Sunday, September 23, 2012

The Copus Massacre

It's time for an Ohio history lesson. Don't get too excited! 

"James Copus
and three soldiers
George Shipley
John Tedrick
and Warnock (From what I've heard, the soldier who lost his life was named Robert Warnick?)
Killed by the Indians
Sept. 15 1812

So, I'm taking a leisurely drive today, and I drive past a well worn sign that is directing me to the Copus Massacre memorial. Needless to say, I was intrigued. I trucked down this little gravel road until I came upon this fenced in obelisk in the middle of the woods. It's a pretty uninspiring spot if you don't know the history behind the events. I'll post a link with the full story, but here's the short version:

James Copus and his family got along pretty well with their Native American neighbors. They all lived in relative peace around the area of present day Charles Mill Lake. However, soldiers popped up one day and wanted the Native Americans to move along and leave their land because the government was afraid they would turn violent. Mr. Copus tried to stick up for them, but to no avail. The only agreement he could come to with the military was for the Native Americans to temporarily move, on the condition that their homes would be left as they were. The Natives trusted Mr. Copus, so they went with the plan. This is the point where the soldiers ruined everything. As soon as the Natives were just a short distance away, the soldiers  stole all the valuables the Natives had and set their village on fire. Mr. Copus was extremely upset because the trust that was between his friends and family and the Natives was shattered. In short, the Natives rebelled as a result of the destruction of their homes, and Mr. Copus and three soldiers were killed in the melee. 

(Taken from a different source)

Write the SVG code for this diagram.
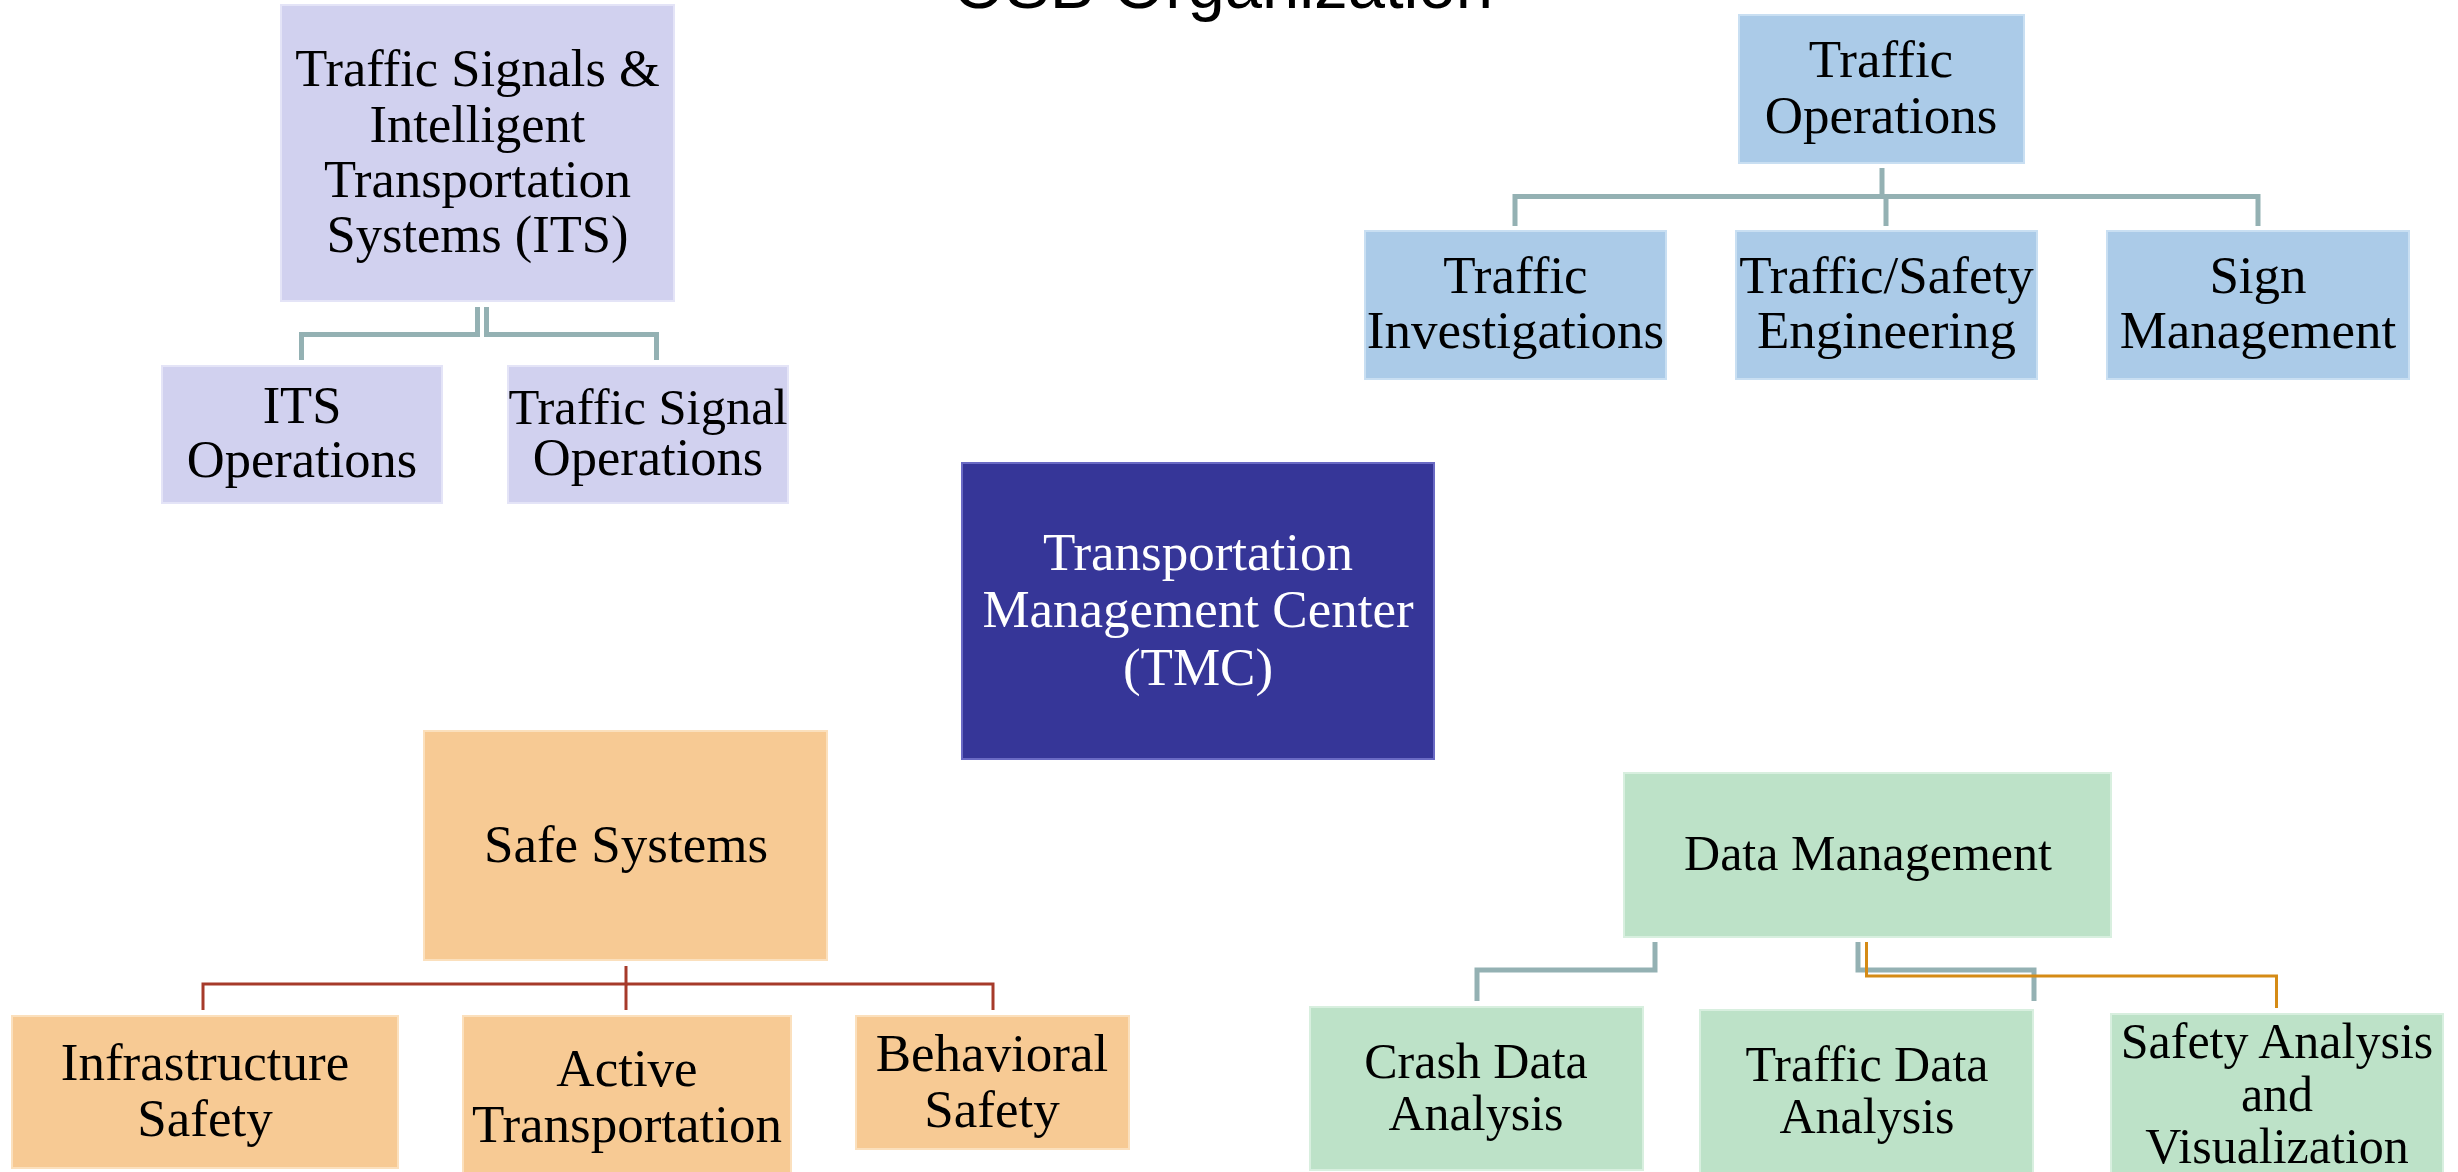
<svg xmlns="http://www.w3.org/2000/svg" width="2458" height="1172" viewBox="0 0 2458 1172">
<style>
text{font-family:"Liberation Serif","Times New Roman",serif;text-anchor:middle;fill:#000}
.t{font-family:"Liberation Sans",Arial,sans-serif;font-size:67px}
.its rect{fill:#d1d1ef;stroke:#e4e4f7;stroke-width:2}
.ops rect{fill:#abcbe8;stroke:#c9dff2;stroke-width:2}
.tmc rect{fill:#363698;stroke:#6a6ac4;stroke-width:2}
.safe rect{fill:#f7ca94;stroke:#fbe0bd;stroke-width:2}
.data rect{fill:#bde2c8;stroke:#d8efdf;stroke-width:2}
.tmc text{fill:#fff;font-size:53px}
.f52 text{font-size:52.5px}
.f53 text{font-size:53px}
.f50 text{font-size:50px}
.g{fill:none;stroke:#94b1b3;stroke-width:5}
.r{fill:none;stroke:#a63a2a;stroke-width:3}
.o{fill:none;stroke:#d58b16;stroke-width:3}
</style>
<text class="t" x="1223" y="8">OSB Organization</text>
<g id="connectors">
<path class="g" d="M477.5,307V334.5H301.5V360"/>
<path class="g" d="M486.5,307V334.5H656.5V360"/>
<path class="g" d="M1882,168V196.5H1515V226"/>
<path class="g" d="M1882,196.5H1886V226"/>
<path class="g" d="M1882,196.5H2258V226"/>
<path class="r" d="M626,966V984H203V1010"/>
<path class="r" d="M626,984V1010"/>
<path class="r" d="M626,984H993V1010"/>
<path class="g" d="M1655,942V970H1477V1001"/>
<path class="g" d="M1858,942V970H2034V1001"/>
<path class="o" d="M1866.5,942V976H2276.5V1008"/>
</g>
<g id="its" class="its f52">
<rect x="281" y="5" width="393" height="296"/>
<text x="477.5" y="86">Traffic Signals &amp;</text>
<text x="477.5" y="142">Intelligent</text>
<text x="477.5" y="197">Transportation</text>
<text x="477.5" y="252">Systems (ITS)</text>
</g>
<g id="its-ops" class="its f52">
<rect x="162" y="366" width="280" height="137"/>
<text x="302" y="423">ITS</text>
<text x="302" y="477">Operations</text>
</g>
<g id="signal-ops" class="its f52">
<rect x="508" y="366" width="280" height="137"/>
<text x="648" y="424" style="font-size:50.5px">Traffic Signal</text>
<text x="648" y="475">Operations</text>
</g>
<g id="traffic-ops" class="ops f53">
<rect x="1739" y="15" width="285" height="148"/>
<text x="1881" y="77">Traffic</text>
<text x="1881" y="133">Operations</text>
</g>
<g id="traffic-inv" class="ops f53">
<rect x="1365" y="231" width="301" height="148"/>
<text x="1515.5" y="293">Traffic</text>
<text x="1515.5" y="348">Investigations</text>
</g>
<g id="traffic-safety" class="ops f53">
<rect x="1736" y="231" width="301" height="148"/>
<text x="1886.5" y="293">Traffic/Safety</text>
<text x="1886.5" y="348">Engineering</text>
</g>
<g id="sign" class="ops f53">
<rect x="2107" y="231" width="302" height="148"/>
<text x="2258" y="293">Sign</text>
<text x="2258" y="348">Management</text>
</g>
<g id="tmc" class="tmc">
<rect x="962" y="463" width="472" height="296"/>
<text x="1198" y="570">Transportation</text>
<text x="1198" y="627">Management Center</text>
<text x="1198" y="685">(TMC)</text>
</g>
<g id="safe-systems" class="safe f53">
<rect x="424" y="731" width="403" height="229"/>
<text x="626" y="862">Safe Systems</text>
</g>
<g id="infra" class="safe f53">
<rect x="12" y="1016" width="386" height="152"/>
<text x="205" y="1080">Infrastructure</text>
<text x="205" y="1136">Safety</text>
</g>
<g id="active" class="safe f53">
<rect x="463" y="1016" width="328" height="160"/>
<text x="627" y="1086">Active</text>
<text x="627" y="1142">Transportation</text>
</g>
<g id="behavioral" class="safe f53">
<rect x="856" y="1016" width="273" height="133"/>
<text x="992" y="1071">Behavioral</text>
<text x="992" y="1127">Safety</text>
</g>
<g id="data-mgmt" class="data f50">
<rect x="1624" y="773" width="487" height="164"/>
<text x="1868" y="870">Data Management</text>
</g>
<g id="crash" class="data f50">
<rect x="1310" y="1007" width="333" height="163"/>
<text x="1476" y="1078">Crash Data</text>
<text x="1476" y="1130">Analysis</text>
</g>
<g id="traffic-data" class="data f50">
<rect x="1700" y="1010" width="333" height="166"/>
<text x="1867" y="1081">Traffic Data</text>
<text x="1867" y="1133">Analysis</text>
</g>
<g id="safety-analysis" class="data f50">
<rect x="2111" y="1014" width="332" height="162"/>
<text x="2277" y="1058">Safety Analysis</text>
<text x="2277" y="1111">and</text>
<text x="2277" y="1163">Visualization</text>
</g>
</svg>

Although these violent deaths are bloody and terrible, I can fully understand the anger of the Natives. Americans have a long history of breaking promises and stealing land/resources from Native Americans. Mistreatment like this is bound to result in some sort of bloodshed. Maybe I'm callous, but I cannot consider these soldiers heroes because they committed such a dishonest, cowardly act, and reaped the consequences of their actions. The Copus family and their neighbors were caught in the middle, so I do feel very sorry for them because they tried to create a peaceful balance with the Native American neighbors. The abuse of Native Americans in our country is truly one of the most shameful acts we have committed as a nation (an act that we often times like to forget happened). 

Full article on The Copus Massacre:

1 comment:

  1. What an interesting tale! I've never heard of the Copus massacre or knew about this memorial, and I've lived in Ohio all my life. I don't see your viewpoint as callous at all - sadly, the soldiers got what they deserved, though Mr. Copus did not. I don't know if it's shame or ignorance or a combination of the two that keeps us from talking about what we did to the native Americans. I'm sorry to say it's most likely ignorance for many people. Thanks for sharing this!